ユニセフに2万円寄付しようとした娘

 2月のこと、小学1年の長女が突然「ユニセフに2万円寄付する」と言い出した。
 思わず「えっ、ちょ、ちょっと・・・」と止めてしまった。

 聞けば学校で、高学年が募金活動をしているそう。ユニセフの活動紹介があり、世界には学校に行きたくてもいけない、十分にごはんが食べられない子供たちもいると知ったようだ。

 2万円というのは、そのとき彼女の手元にあった全財産だ。お年玉を使わずにいたので、潤っていた。が、全財産だ。

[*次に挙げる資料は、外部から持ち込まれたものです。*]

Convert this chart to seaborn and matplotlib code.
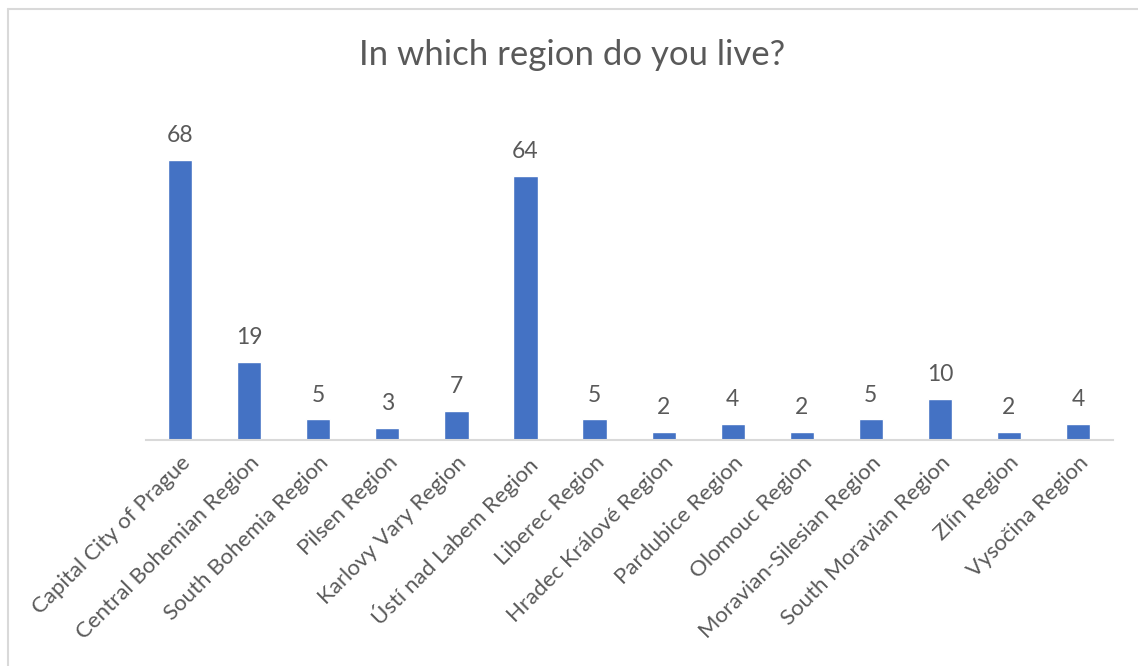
import matplotlib
matplotlib.use("Agg")
import matplotlib.pyplot as plt
import seaborn as sns
import pandas as pd
from matplotlib.lines import Line2D

regions = ["Capital City of Prague", "Central Bohemian Region", "South Bohemia Region",
           "Pilsen Region", "Karlovy Vary Region", "Ústí nad Labem Region",
           "Liberec Region", "Hradec Králové Region", "Pardubice Region",
           "Olomouc Region", "Moravian-Silesian Region", "South Moravian Region",
           "Zlín Region", "Vysočina Region"]
counts = [68, 19, 5, 3, 7, 64, 5, 2, 4, 2, 5, 10, 2, 4]

sns.set_style("white")
plt.rcParams['font.family'] = ['Lato', 'DejaVu Sans']
txt = '#595959'

df = pd.DataFrame({'region': regions, 'count': counts})

fig = plt.figure(figsize=(11.38, 6.66), dpi=100)
ax = fig.add_axes([0.128, 0.3393, 0.8496, 0.4955])
sns.barplot(data=df, x='region', y='count', color='#4472C4', width=0.35,
            saturation=1, ax=ax)

for c in ax.containers:
    ax.bar_label(c, padding=10, fontsize=16.5, color=txt)

ax.set_ylim(0, 80)
ax.set_xlim(-0.5, len(regions) - 0.5)
ax.set_yticks([])
ax.set_xlabel('')
ax.set_ylabel('')
for s in ['top', 'right', 'left']:
    ax.spines[s].set_visible(False)
ax.spines['bottom'].set_color('#D9D9D9')
ax.spines['bottom'].set_linewidth(1.5)
ax.tick_params(axis='x', length=0, pad=9)
plt.setp(ax.get_xticklabels(), rotation=45, ha='right', rotation_mode='anchor',
         fontsize=16, color=txt)

fig.suptitle('In which region do you live?', x=0.503, y=0.942, fontsize=25, color=txt)

# chart area border (only left and top visible in the crop)
fig.add_artist(Line2D([8 / 1138, 8 / 1138], [0, 1 - 8.5 / 666], color='#D9D9D9', lw=1.5,
                      transform=fig.transFigure))
fig.add_artist(Line2D([8 / 1138, 1], [1 - 8.5 / 666, 1 - 8.5 / 666], color='#D9D9D9', lw=1.5,
                      transform=fig.transFigure))

fig.savefig('out.png', dpi=100)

 取り急ぎ、ユニセフは本当に寄付してよい団体なのか、ネットで調べた。寄付を募っている団体の中には会計が不明朗で、寄付の何割が支援を必要としている人のところに届くかわからないところもある。ユニセフはそのへんは明確で、広報やスタッフの人件費や広報に使われるのは最大25%、残りが支援に使われるとHPに書いてあった。25%を大きいと感じるか、そうでもないと感じるかは人次第だろうが、こうした広報活動を通して、娘は世界に目を向けたのだし、私は許容範囲かなと思った。

 とは言え、2万円・・・。
「2万円あれば、いろいろ買えるよ。レゴも買えるし、リカちゃん人形の家とかお洋服とかも買えるし・・・・」と私。
 娘は「命の方が大事でしょ」とバッサリ。

 「世の中にはいろんなところで困っている人がいるし、2万円全部寄付してしまったら、今後、別のところに寄付したいと思ったときのお金がなくなってしまう。いくらか残した方がいいのではないか」と説得した。

 最終的に、娘は5000円を寄付用の袋にいれていた。一度は1000円にしたが、当日の朝、思い直して5000円に変更した。寄付用の袋は無記名だ。娘が5000円寄付したことは、家族以外は知らない。

 そのころ、ネットニュースで、どこかの小学生が5万円を社会福祉協議会に寄付したという記事を見かけた。その子は、お小遣いを使わずに、専用の貯金箱も自作して、年月をかけて5万円をためたそうだ。すばらしいと思いながら、こうしてみんなに知ってもらって、それまでの努力や苦労が報われた面もあるのではないかと思った。……うちの子はなんもない。

 私は長年寄付を続けている団体があるが、毎年確定申告して、寄付控除を受けている。娘は所得ゼロだし、寄付も匿名だ。自慢げにふるさと納税で得した話をする人もいるけれど….。娘には、なんの恩恵もない。

 彼女は得したいわけでも、ほめられたいわけでもない。ただ、大事だと思ったことをしている。どうして私が産んだ子が、こんなにやさしくて純粋なのだろう。いつも私は、娘から大事なことを教わっている。